There can also be the case of very active hurricane seasons, like those of 2010 and 2011 with 18 and 19 tropical cyclones respectively (the average or normal for a season is 10) or even better the very active season of 1995, which equaled the 20th century record with 21 cyclones, but in none of these seasons did Cuba have a hurricane.

To summarize, the Atlantic Hurricane Season Forecast indisputably has scientific value, to study the general conditions for formation and development of tropical cyclones, while supplying a probabilistic tool for certain activity; but it does not have a practical value for the general public as it cannot show with such advance notice the details that appear in the short-term forecasts that we always offer in the Early Alerts and the Tropical Cyclone Advisories.

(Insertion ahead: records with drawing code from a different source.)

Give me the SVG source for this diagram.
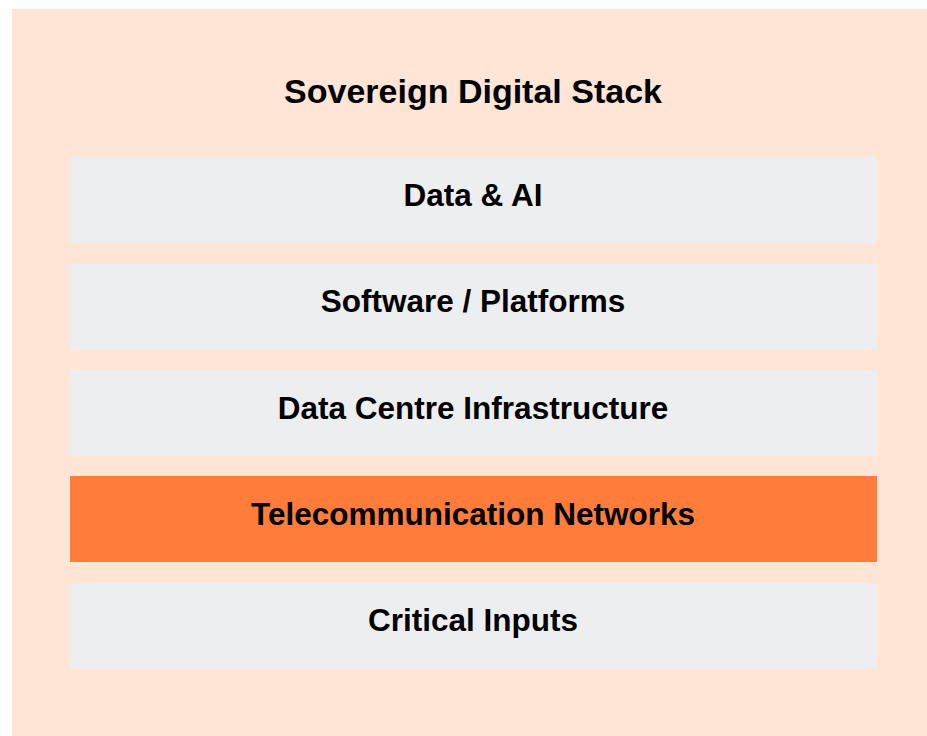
<svg xmlns="http://www.w3.org/2000/svg" width="927" height="736" viewBox="0 0 927 736">
  <style>
    .layer { fill: #edeef0; }
    .layer.hl { fill: #ff7c3a; }
    .label { font-family: "Liberation Sans", Arial, sans-serif; font-weight: bold; font-size: 31.5px; fill: #000; text-anchor: middle; }
    .title { font-size: 34px; }
  </style>
  <rect x="0" y="0" width="927" height="736" fill="#ffffff"/>
  <rect x="12" y="9" width="915" height="727" fill="#fee5d6"/>
  <text class="label title" x="473" y="103">Sovereign Digital Stack</text>
  <g id="data-ai">
    <rect class="layer" x="70" y="157" width="807" height="86"/>
    <text class="label" x="473" y="206">Data &amp; AI</text>
  </g>
  <g id="software-platforms">
    <rect class="layer" x="70" y="264" width="807" height="86"/>
    <text class="label" x="473" y="312">Software / Platforms</text>
  </g>
  <g id="data-centre">
    <rect class="layer" x="70" y="370" width="807" height="86"/>
    <text class="label" x="473" y="419">Data Centre Infrastructure</text>
  </g>
  <g id="telecom">
    <rect class="layer hl" x="70" y="476" width="807" height="86"/>
    <text class="label" x="473" y="525">Telecommunication Networks</text>
  </g>
  <g id="critical-inputs">
    <rect class="layer" x="70" y="583" width="807" height="86"/>
    <text class="label" x="473" y="631">Critical Inputs</text>
  </g>
  <g id="connectors"></g>
</svg>
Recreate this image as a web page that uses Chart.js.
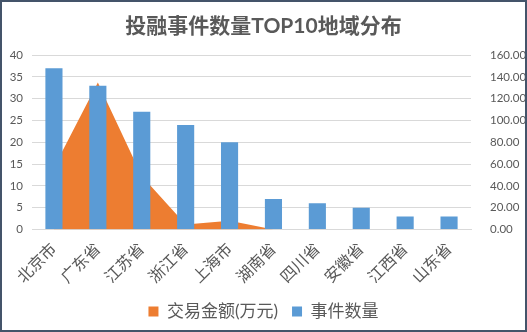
<!DOCTYPE html>
<html>
<head>
<meta charset="utf-8">
<script src="https://cdn.jsdelivr.net/npm/chart.js@4/dist/chart.umd.min.js"></script>
<style>
  html, body { margin: 0; padding: 0; background: #fff; }
  #box { width: 527px; height: 332px; box-sizing: border-box; border: 2px solid #44546a; position: relative; }
</style>
</head>
<body>
<div id="box"><canvas id="c"></canvas></div>
<script>
// 地域（类目）
const regions = ["北京市", "广东省", "江苏省", "浙江省", "上海市", "湖南省", "四川省", "安徽省", "江西省", "山东省"];
// 事件数量（左轴）
const eventCounts = [37, 33, 27, 24, 20, 7, 6, 5, 3, 3];
// 交易金额(万元)（右轴）
const dealAmounts = [57, 135, 49, 4.6, 8, 0, 0, 0, 0, 0];
// 坐标轴刻度
const leftTicks = [0, 5, 10, 15, 20, 25, 30, 35, 40];
const rightTicks = [0, 20, 40, 60, 80, 100, 120, 140, 160];

const FONT = "Lato, 'Noto Sans CJK SC', sans-serif";
const TEXT = "#595959";

const ctx = document.getElementById("c").getContext("2d");
new Chart(ctx, {
  data: {
    labels: regions,
    datasets: [
      {
        type: "line",
        label: "交易金额(万元)",
        data: dealAmounts,
        yAxisID: "y1",
        borderWidth: 0,
        borderColor: "#ed7d31",
        backgroundColor: "#ed7d31",
        fill: "origin",
        pointRadius: 0,
        tension: 0,
        order: 2,
      },
      {
        type: "bar",
        label: "事件数量",
        data: eventCounts,
        yAxisID: "y",
        backgroundColor: "#5b9bd5",
        barPercentage: 0.39,
        categoryPercentage: 1,
        order: 1,
      },
    ],
  },
  options: {
    responsive: true,
    maintainAspectRatio: false,
    animation: false,
    layout: { padding: { top: 2, right: 0, bottom: 0, left: 0 } },
    plugins: {
      title: {
        display: true,
        text: "投融事件数量TOP10地域分布",
        color: TEXT,
        font: { family: FONT, size: 21, weight: "bold" },
        padding: { top: 10, bottom: 16 },
      },
      legend: {
        position: "bottom",
        labels: {
          color: TEXT,
          font: { family: FONT, size: 17 },
          boxWidth: 10,
          boxHeight: 10,
          padding: 14,
          generateLabels: (chart) =>
            chart.data.datasets.map((d, i) => ({
              text: d.label,
              fillStyle: d.backgroundColor,
              strokeStyle: d.backgroundColor,
              lineWidth: 0,
              fontColor: TEXT,
              datasetIndex: i,
            })),
        },
      },
      tooltip: { enabled: false },
    },
    scales: {
      x: {
        offset: true,
        grid: { display: false },
        border: { color: "#d9d9d9" },
        ticks: {
          color: TEXT,
          font: { family: FONT, size: 16 },
          minRotation: 45,
          maxRotation: 45,
          padding: 2,
        },
      },
      y: {
        position: "left",
        min: 0,
        max: 40,
        afterBuildTicks: (s) => { s.ticks = leftTicks.map((v) => ({ value: v })); },
        afterFit: (s) => { s.width = 30; },
        grid: { color: "#d9d9d9", drawTicks: false },
        border: { display: false },
        ticks: {
          color: TEXT,
          font: { family: FONT, size: 11.5 },
          padding: 9,
        },
      },
      y1: {
        position: "right",
        min: 0,
        max: 160,
        afterBuildTicks: (s) => { s.ticks = rightTicks.map((v) => ({ value: v })); },
        afterFit: (s) => { s.width = 54; },
        grid: { drawOnChartArea: false, display: false },
        border: { display: false },
        ticks: {
          color: TEXT,
          font: { family: FONT, size: 11.5 },
          padding: 11,
          callback: (v) => Number(v).toFixed(2),
        },
      },
    },
  },
});
</script>
</body>
</html>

The recommendation is that if you want to know the season forecast, there’s nothing wrong with that, just always interpret it for what it is, a measure of general hurricane activity, but when there is a tropical storm or hurricane already out there, everyone should be up-to-date on its path, evolution, and development via the radio and television and follow the guidance of our Civil Defense. This is the practical information that is truly valuable for effectively dealing with the threat of a hurricane.

* A annual  two day hurricane readiness exercise conducted in Cuba prior to the start of the hurricane season. Spanish speakers can read the government’s description of the “Ejercicio Meteoro” here

** As one can see from reading the ENSO section of the verification of Colorado State’s 2012 hurricane season forecast, or any other season review, the Cubans were far from the only ones to think that an El Niño was going to develop. However, they did seem to put more weight on the probability of its formation than other forecasters did, hence the near 100% under-forecast of storm numbers.